I’m in love with a criminal✨ #writeaprisoner#pourtoi

♬ Criminal – Britney Spears

La fascination pour les prisonniers est aussi affichée sans complexe sur la plateforme. 

Le réseau social Tiktok  voit ainsi une prolifération de compte décrivant autant la vie des détenus que les correspondances qu’ils peuvent entretenir avec de jeunes tiktokeuses. On constate une sorte de retour en force du mythe du prisonnier.

Selon Isabelle Horlans ces échanges ne sont pas sans « dégâts, des influences néfastes ». À travers l’idée de réintégrer ces hommes à la société, ces tiktokeuses se construisent une idole, à travers l’image du prisonnier, un sentiment de fascination peut naître alors.

Je voulais montrer que nous sommes tous humains et que chacun de nous mérite de recevoir de l’attention.

Pour Alizée, tiktokeuse et titulaire d’un Master 1 en marketing digital, c’est une envie de découvrir le milieu carcéral américain qui l’a guidée jusqu’à écrire à un détenu. Pour Marwa, lycéenne, c’est juste une envie de suivre la mode et d’expérimenter une nouvelle trend promue par la plateforme. Le criminologue suisse Philipp Jaffé a pu observer et étudier le milieu carcéral américain, pendant près de quinze ans. Il met en avant le fait que certaines sont à la recherche du danger, du grand frisson, tandis que d’autres sont dans une démarche « humanitaire ».

«  À travers ce Tiktok, je voulais montrer que nous sommes tous humains et que chacun de nous mérite de recevoir de l’attention », raconte Marwa, 17 ans.
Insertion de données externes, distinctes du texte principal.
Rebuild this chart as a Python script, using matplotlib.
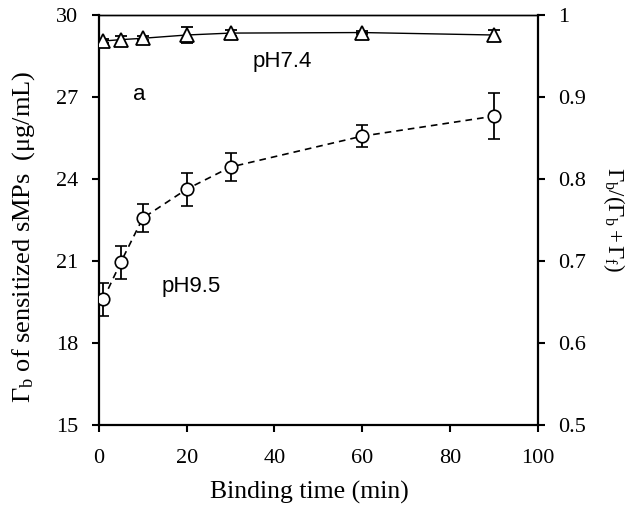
import matplotlib

matplotlib.use("Agg")
import matplotlib.pyplot as plt

# binding time (min)
time_min = [1, 5, 10, 20, 30, 60, 90]

# pH 9.5 (circles, dashed)
ph95_mean = [19.6, 20.96, 22.57, 23.63, 24.44, 25.57, 26.3]
ph95_err = [0.6, 0.6, 0.5, 0.6, 0.5, 0.4, 0.85]

# pH 7.4 (triangles, solid)
ph74_mean = [29.05, 29.1, 29.15, 29.27, 29.34, 29.36, 29.27]
ph74_err = [0.08, 0.15, 0.08, 0.3, 0.1, 0.05, 0.2]

left_ticks = [15, 18, 21, 24, 27, 30]
right_ticks = [0.5, 0.6, 0.7, 0.8, 0.9, 1.0]
right_labels = ["0.5", "0.6", "0.7", "0.8", "0.9", "1"]
x_ticks = [0, 20, 40, 60, 80, 100]

serif = "Liberation Serif"
sans = "Liberation Sans"

plt.rcParams["mathtext.fontset"] = "custom"
plt.rcParams["mathtext.rm"] = serif
plt.rcParams["mathtext.it"] = serif + ":italic"
plt.rcParams["mathtext.bf"] = serif + ":bold"

fig = plt.figure(figsize=(6.26, 5.19), dpi=100)
ax = fig.add_axes([0.158, 0.181, 0.701, 0.790])

ax.errorbar(time_min, ph95_mean, yerr=ph95_err, fmt="o", ls="--", color="black",
            mfc="white", mec="black", ms=9, mew=1.2, lw=1.2, capsize=4, elinewidth=1.3,
            capthick=1.3, dashes=(4, 3), zorder=3)
ax.errorbar(time_min, ph74_mean, yerr=ph74_err, fmt="^", ls="-", color="black",
            mfc="white", mec="black", ms=9.5, mew=1.3, lw=1.0, capsize=4, elinewidth=1.3,
            capthick=1.3, zorder=3)

ax.set_xlim(0, 100)
ax.set_ylim(15, 30)
ax.set_xticks(x_ticks)
ax.set_yticks(left_ticks)
ax.tick_params(direction="out", length=5, width=1.5, labelsize=16)
ax.tick_params(axis="x", pad=12)
ax.tick_params(axis="y", pad=10)
for lab in ax.get_xticklabels() + ax.get_yticklabels():
    lab.set_fontfamily(serif)

for side in ["left", "bottom"]:
    ax.spines[side].set_linewidth(1.6)
ax.spines["top"].set_linewidth(1.0)
ax.spines["right"].set_visible(False)

ax.set_xlabel("Binding time (min)", fontfamily=serif, fontsize=18.5)
ax.xaxis.set_label_coords(0.48, -0.135)
ax.set_ylabel(r"$\Gamma_{\rm b}$ of sensitized sMPs  (μg/mL)", fontfamily=serif,
              fontsize=19)
ax.yaxis.set_label_coords(-0.14, 0.46)

ax2 = ax.twinx()
ax2.set_ylim(0.5, 1.0)
ax2.set_yticks(right_ticks)
ax2.set_yticklabels(right_labels, fontfamily=serif)
ax2.tick_params(direction="out", length=5, width=1.5, labelsize=16, pad=10)
ax2.spines["right"].set_linewidth(1.6)
ax2.spines["top"].set_linewidth(1.0)
for side in ["left", "bottom"]:
    ax2.spines[side].set_visible(False)
ax2.set_ylabel(r"$\Gamma_{\rm b}/(\Gamma_{\rm b}+\Gamma_{\rm f})$", fontfamily=serif,
               fontsize=16.5, rotation=270, labelpad=29)

ax.text(35, 28.1, "pH7.4", fontfamily=sans, fontsize=16, va="baseline")
ax.text(7.7, 26.9, "a", fontfamily=sans, fontsize=16, va="baseline")
ax.text(14.35, 19.86, "pH9.5", fontfamily=sans, fontsize=16, va="baseline")

fig.savefig("out.png", dpi=100)
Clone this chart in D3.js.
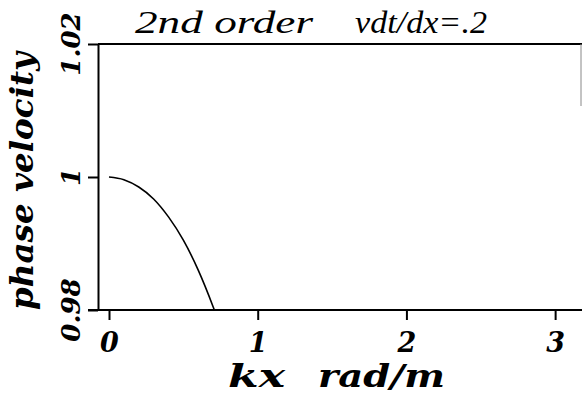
<!DOCTYPE html>
<html>
<head>
<meta charset="utf-8">
<script src="https://cdn.jsdelivr.net/npm/d3@7"></script>
<style>
  html, body { margin: 0; padding: 0; background: #fff; }
  svg { display: block; }
  text { fill: #000; font-family: "DejaVu Serif", "Liberation Serif", serif; }
</style>
</head>
<body>
<svg id="chart" width="582" height="404"></svg>
<script>
// Phase velocity of a 2nd order scheme, courant number vdt/dx = .2
const kx       = [0, 0.1, 0.2, 0.3, 0.4, 0.5, 0.6, 0.7, 0.72];
const velocity = [1.0, 0.9996, 0.9985, 0.9967, 0.9940, 0.9905, 0.9860, 0.9805, 0.9793];

const xTicks = [0, 1, 2, 3];
const xTickLabels = ["0", "1", "2", "3"];
const yTicks = [0.98, 1.0, 1.02];
const yTickLabels = ["0.98", "1", "1.02"];

const titleParts = ["2nd order", "vdt/dx=.2"];
const xLabelParts = ["kx", "rad/m"];
const yLabel = "phase velocity";

const svg = d3.select("#chart");
const plotLeft = 98, plotRight = 581, plotTop = 44, plotBottom = 310;

const x = d3.scaleLinear().domain([-0.074, 3.174]).range([plotLeft, plotRight]);
const y = d3.scaleLinear().domain([0.98, 1.02]).range([plotBottom, plotTop]);

// frame: top line, partial right edge
svg.append("line").attr("x1", plotLeft).attr("x2", plotRight + 1).attr("y1", plotTop).attr("y2", plotTop)
  .attr("stroke", "#000").attr("stroke-width", 2);
svg.append("line").attr("x1", plotRight).attr("x2", plotRight).attr("y1", plotTop).attr("y2", 106)
  .attr("stroke", "#888").attr("stroke-width", 1);

// x axis
const xAxis = d3.axisBottom(x).tickValues(xTicks)
  .tickFormat((d, i) => xTickLabels[i]).tickSize(10).tickSizeOuter(0).tickPadding(6);
const gx = svg.append("g").attr("transform", `translate(0,${plotBottom})`).call(xAxis);
gx.select(".domain").attr("d", `M${plotLeft - 10},0H582`).attr("stroke-width", 2);
gx.selectAll(".tick line").attr("stroke-width", 2);
gx.selectAll(".tick text")
  .style("font-family", "DejaVu Serif").style("font-style", "italic").style("font-weight", "bold")
  .style("font-size", "27px").attr("fill", "#000").attr("dy", "0.95em");

// y axis; its labels are drawn rotated below
const yAxis = d3.axisLeft(y).tickValues(yTicks).tickFormat("").tickSize(10).tickSizeOuter(0);
const gy = svg.append("g").attr("transform", `translate(${plotLeft},0)`).call(yAxis);
gy.select(".domain").attr("stroke-width", 2);
gy.selectAll(".tick line").attr("stroke-width", 2);

const yLabels = svg.append("g").attr("transform", "rotate(-90)");
yLabels.selectAll("text").data(yTicks).join("text")
  .attr("x", d => -y(d)).attr("y", 80)
  .attr("text-anchor", "middle")
  .style("font-style", "italic").style("font-weight", "bold").style("font-size", "26px")
  .text((d, i) => yTickLabels[i]);

// curve, clipped to the plot area
svg.append("clipPath").attr("id", "plot-clip")
  .append("rect").attr("x", plotLeft).attr("y", plotTop)
  .attr("width", plotRight - plotLeft).attr("height", plotBottom - plotTop);
const line = d3.line().x((d, i) => x(kx[i])).y(d => y(d)).curve(d3.curveMonotoneX);
svg.append("path").datum(velocity)
  .attr("clip-path", "url(#plot-clip)")
  .attr("d", line).attr("fill", "none").attr("stroke", "#000").attr("stroke-width", 1.6);

// title
svg.append("text").attr("x", 135).attr("y", 33)
  .attr("textLength", 178).attr("lengthAdjust", "spacingAndGlyphs")
  .style("font-family", "'Liberation Serif', serif")
  .style("font-style", "italic").style("font-size", "31px").text(titleParts[0]);
svg.append("text").attr("x", 355).attr("y", 33)
  .attr("textLength", 132).attr("lengthAdjust", "spacingAndGlyphs")
  .style("font-family", "'Liberation Serif', serif")
  .style("font-style", "italic").style("font-size", "31px").text(titleParts[1]);

// x axis label
svg.append("text").attr("x", 228).attr("y", 387)
  .attr("textLength", 57).attr("lengthAdjust", "spacingAndGlyphs")
  .style("font-style", "italic").style("font-weight", "bold").style("font-size", "32px")
  .text(xLabelParts[0]);
svg.append("text").attr("x", 318).attr("y", 387)
  .attr("textLength", 127).attr("lengthAdjust", "spacingAndGlyphs")
  .style("font-style", "italic").style("font-weight", "bold").style("font-size", "32px")
  .text(xLabelParts[1]);

// y axis label
svg.append("text").attr("transform", "rotate(-90)").attr("x", -310).attr("y", 33)
  .attr("textLength", 258).attr("lengthAdjust", "spacingAndGlyphs")
  .style("font-style", "italic").style("font-weight", "bold").style("font-size", "31px")
  .text(yLabel);
</script>
</body>
</html>
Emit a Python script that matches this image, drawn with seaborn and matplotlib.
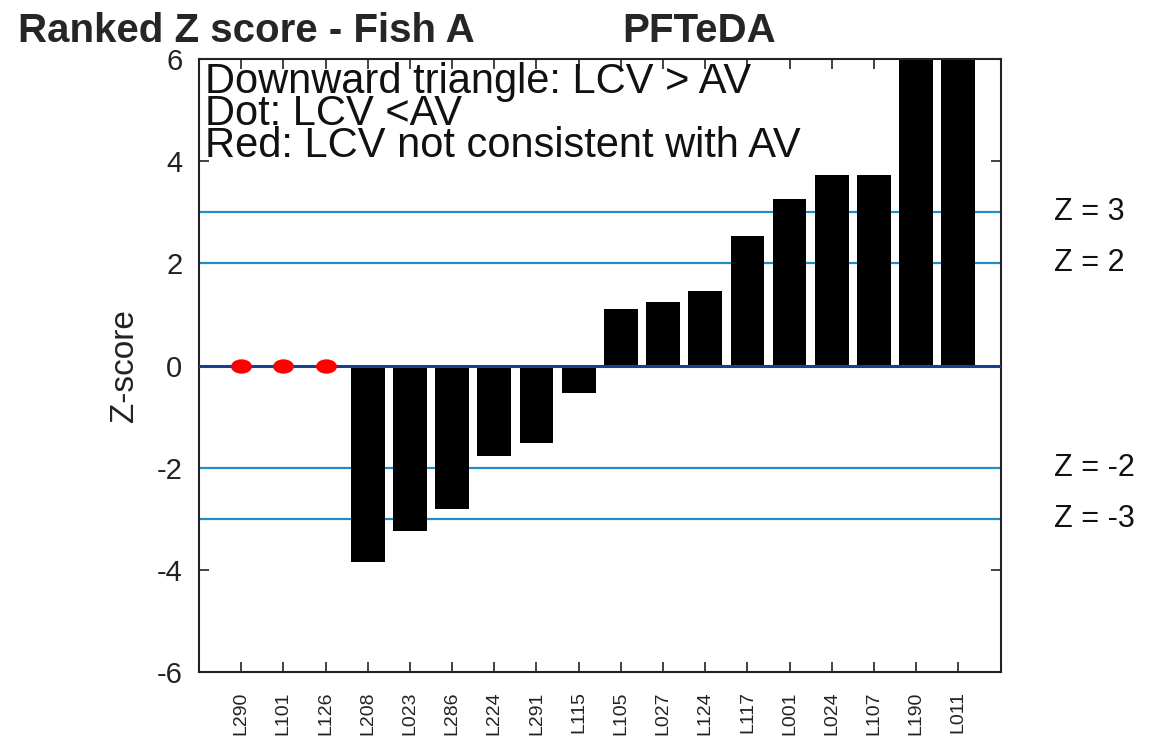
import matplotlib
matplotlib.use('Agg')
import matplotlib.pyplot as plt
import matplotlib.transforms as mtransforms
from matplotlib.path import Path
import seaborn as sns
import pandas as pd

# 数据
labels = ['L290', 'L101', 'L126', 'L208', 'L023', 'L286', 'L224', 'L291', 'L115',
          'L105', 'L027', 'L124', 'L117', 'L001', 'L024', 'L107', 'L190', 'L011']
z_scores = [0, 0, 0, -3.85, -3.23, -2.80, -1.78, -1.51, -0.53,
            1.10, 1.25, 1.45, 2.54, 3.25, 3.72, 3.72, 6.0, 6.0]
red_dot_labels = ['L290', 'L101', 'L126']
z_lines = [3, 2, -2, -3]

df = pd.DataFrame({'Lab': labels, 'Z': z_scores})
dots = df[df['Lab'].isin(red_dot_labels)]

sns.set_style('white')
plt.rcParams['font.family'] = ['Liberation Sans', 'DejaVu Sans']
plt.rcParams['axes.unicode_minus'] = False

fig = plt.figure(figsize=(11.5, 7.42), dpi=100)
ax = fig.add_axes([0.173, 0.0943, 0.697, 0.8262])

# 阈值线
for z in z_lines:
    ax.axhline(z, color='#1f8ec4', lw=1.6, zorder=1)
ax.axhline(0, color='#1a3f8f', lw=2.2, zorder=3)

sns.barplot(data=df, x='Lab', y='Z', order=labels, color='black', width=0.8,
            saturation=1, edgecolor='none', ax=ax, zorder=2)

# 椭圆形红点
ellipse = Path.unit_circle().transformed(mtransforms.Affine2D().scale(1.45, 1.0))
sns.stripplot(data=dots, x='Lab', y='Z', order=labels, jitter=False, color='red',
              size=15, linewidth=0, marker=ellipse, ax=ax, zorder=4)

ax.set_ylim(-6, 6)
ax.set_xlim(-1, len(labels))
ax.set_yticks([-6, -4, -2, 0, 2, 4, 6])
ax.set_xlabel('')
ax.set_ylabel('Z-score', fontsize=24, color='#222222', labelpad=12)

ax.tick_params(axis='y', direction='in', length=7, width=1.2, labelsize=21,
               pad=12, right=True, left=True, colors='#222222')
ax.tick_params(axis='x', direction='in', length=7, width=1.2, labelsize=14,
               pad=14, top=True, bottom=True, labelrotation=90, colors='#222222')
for s in ax.spines.values():
    s.set_visible(True)
    s.set_color('#222222')
    s.set_linewidth(1.5)

# 右侧 Z 标注
trans = mtransforms.blended_transform_factory(ax.transAxes, ax.transData)
for z in z_lines:
    ax.text(1.067, z, f'Z = {z}', transform=trans, fontsize=22, va='center',
            ha='left', color='#111111')

# 图例文字
ax.text(0.008, 0.995, 'Downward triangle: LCV > AV\nDot: LCV <AV\nRed: LCV not consistent with AV',
        transform=ax.transAxes, fontsize=30, va='top', ha='left', linespacing=0.74,
        color='#111111', zorder=5)

fig.text(0.016, 0.943, 'Ranked Z score - Fish A', fontsize=29, fontweight='bold', va='baseline')
fig.text(0.541, 0.943, 'PFTeDA', fontsize=29, fontweight='bold', va='baseline')

plt.savefig('out.png', dpi=100)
Elle estime que sa démarche a « été très mal interprétée » par certains, à cause de « la mentalité française », suppose-t-elle.

L’ampleur de cette mode s’est quelque peu essoufflé ces derniers mois, mais il est important de noter, que les  femmes détenues sont les grandes absentes de cette trend Tiktok, qui continue de faire écrire et de faire parler.